— Start of MATERIAL PROVIDED —
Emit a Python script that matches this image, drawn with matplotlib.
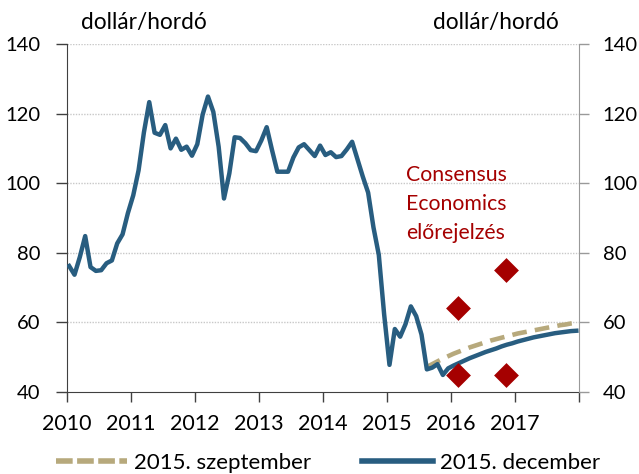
import matplotlib
matplotlib.use("Agg")
import matplotlib.pyplot as plt
from matplotlib.lines import Line2D
import numpy as np

plt.rcParams['font.family'] = ['Lato', 'DejaVu Sans']

# Brent monthly average prices, Jan 2010 - Nov 2015 (USD/barrel)
history = [
    76.2, 73.7, 78.8, 84.8, 75.9, 74.8, 75.0, 77.0, 77.8, 82.7, 85.3, 91.4,   # 2010
    96.5, 103.7, 114.6, 123.3, 114.5, 113.9, 116.7, 110.0, 112.8, 109.6, 110.5, 107.9,  # 2011
    111.2, 119.7, 124.9, 120.5, 110.5, 95.6, 102.8, 113.2, 113.0, 111.5, 109.5, 109.2,  # 2012
    112.3, 116.1, 109.5, 103.3, 103.3, 103.3, 107.4, 110.3, 111.2, 109.5, 107.8, 110.8,  # 2013
    108.1, 108.9, 107.5, 107.8, 109.7, 111.9, 106.9, 101.9, 97.3, 87.3, 79.4, 62.3,  # 2014
    47.8, 58.1, 55.9, 59.5, 64.6, 61.8, 56.5, 46.5, 47.0, 48.0, 44.9,  # 2015 Jan-Nov
]
history_start = 2010  # January 2010

# December 2015 futures path, Dec 2015 - Dec 2017
december = [
    46.8,
    47.6, 48.3, 49.0, 49.7, 50.3, 50.9, 51.5, 52.0, 52.5, 53.1, 53.6, 54.0,
    54.5, 54.9, 55.3, 55.7, 56.0, 56.3, 56.6, 56.9, 57.1, 57.3, 57.5, 57.6,
]
december_start = (2015, 11)  # (year, month index 0-based)

# September 2015 futures path, Aug 2015 - Dec 2017
september = [
    47.2, 48.0, 48.8, 49.6, 50.3,
    51.0, 51.6, 52.2, 52.8, 53.3, 53.8, 54.3, 54.8, 55.2, 55.6, 56.0, 56.4,
    56.8, 57.1, 57.4, 57.7, 58.0, 58.3, 58.6, 58.9, 59.2, 59.4, 59.7, 59.9,
]
september_start = (2015, 7)

# Consensus Economics forecasts
consensus_x = [2016.11, 2016.11, 2016.86, 2016.86]
consensus_y = [64.0, 44.9, 75.0, 44.9]

year_ticks = list(range(2010, 2019))
year_labels = [str(y) for y in range(2010, 2018)] + [""]
y_ticks = [40, 60, 80, 100, 120, 140]

BLUE = '#285D80'
TAN = '#B7A97C'
RED = '#A50000'


def month_x(year, m, n):
    return np.array([year + (m + i + 0.5) / 12.0 for i in range(n)])


hx = month_x(history_start, 0, len(history))
dx = month_x(december_start[0], december_start[1], len(december))
sx = month_x(september_start[0], september_start[1], len(september))

blue_x = np.concatenate([hx, dx])
blue_y = np.concatenate([history, december])

fig = plt.figure(figsize=(6.39, 4.74), dpi=100)
ax = fig.add_axes([66.5 / 639, 1 - 392 / 474, (579 - 66.5) / 639, (392 - 44) / 474])

ax.set_xlim(2010, 2018)
ax.set_ylim(40, 140)

for v in y_ticks[1:]:
    ax.axhline(v, color='#C8C8C8', lw=1.0, ls=(0, (1, 1)), zorder=0)

ax.plot(sx, september, color=TAN, lw=3.3, dashes=(3.2, 1.8), zorder=3)
ax.plot(blue_x, blue_y, color=BLUE, lw=3.2, solid_joinstyle='round', zorder=4)
ax.scatter(consensus_x, consensus_y, marker='D', s=160, color=RED, zorder=5, linewidths=0)

for txt, ypix in [("Consensus", 175), ("Economics", 204), ("előrejelzés", 233)]:
    fig.text(456 / 639, 1 - ypix / 474, txt, color=RED, fontsize=15.3,
             ha='center', va='center')

ax.set_xticks(year_ticks)
ax.set_xticklabels(year_labels)
ax.set_yticks(y_ticks)
ax.tick_params(axis='x', direction='out', length=7, width=1, color='#404040',
               labelsize=15.5, pad=9)
ax.tick_params(axis='y', direction='out', length=8, width=1, color='#404040',
               labelsize=14.5, pad=11)

for s in ['top', 'right']:
    ax.spines[s].set_visible(False)
ax.spines['left'].set_color('#404040')
ax.spines['bottom'].set_color('#404040')

ax2 = ax.twinx()
ax2.set_ylim(40, 140)
ax2.set_yticks(y_ticks)
ax2.tick_params(axis='y', direction='out', length=7, width=1, color='#999999',
                labelsize=14.5, pad=10)
for s in ['top', 'left', 'bottom']:
    ax2.spines[s].set_visible(False)
ax2.spines['right'].set_color('#999999')

fig.text(144 / 639, 1 - 23 / 474, "dollár/hordó", fontsize=16.3, ha='center', va='center')
fig.text(496 / 639, 1 - 23 / 474, "dollár/hordó", fontsize=16.3, ha='center', va='center')

handles = [
    Line2D([], [], color=TAN, lw=4, dashes=(3.0, 0.8)),
    Line2D([], [], color=BLUE, lw=4),
]
fig.legend(handles, ["2015. szeptember", "2015. december"], loc='center',
           bbox_to_anchor=(328 / 639, 1 - 463 / 474), ncol=2, frameon=False,
           fontsize=16, handlelength=3.2, handletextpad=0.3, columnspacing=2.3,
           borderpad=0, borderaxespad=0)

fig.savefig("out.png", dpi=100)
— End of MATERIAL PROVIDED —
EXERCISE OBJECTIVE: Copy nothing but the lines from the first one in the listing through the line with "history_start = 2010", and omit the pictures.

RESULT FOR THIS TASK:
Emit a Python script that matches this image, drawn with matplotlib.
import matplotlib
matplotlib.use("Agg")
import matplotlib.pyplot as plt
from matplotlib.lines import Line2D
import numpy as np

plt.rcParams['font.family'] = ['Lato', 'DejaVu Sans']

# Brent monthly average prices, Jan 2010 - Nov 2015 (USD/barrel)
history = [
    76.2, 73.7, 78.8, 84.8, 75.9, 74.8, 75.0, 77.0, 77.8, 82.7, 85.3, 91.4,   # 2010
    96.5, 103.7, 114.6, 123.3, 114.5, 113.9, 116.7, 110.0, 112.8, 109.6, 110.5, 107.9,  # 2011
    111.2, 119.7, 124.9, 120.5, 110.5, 95.6, 102.8, 113.2, 113.0, 111.5, 109.5, 109.2,  # 2012
    112.3, 116.1, 109.5, 103.3, 103.3, 103.3, 107.4, 110.3, 111.2, 109.5, 107.8, 110.8,  # 2013
    108.1, 108.9, 107.5, 107.8, 109.7, 111.9, 106.9, 101.9, 97.3, 87.3, 79.4, 62.3,  # 2014
    47.8, 58.1, 55.9, 59.5, 64.6, 61.8, 56.5, 46.5, 47.0, 48.0, 44.9,  # 2015 Jan-Nov
]
history_start = 2010  # January 2010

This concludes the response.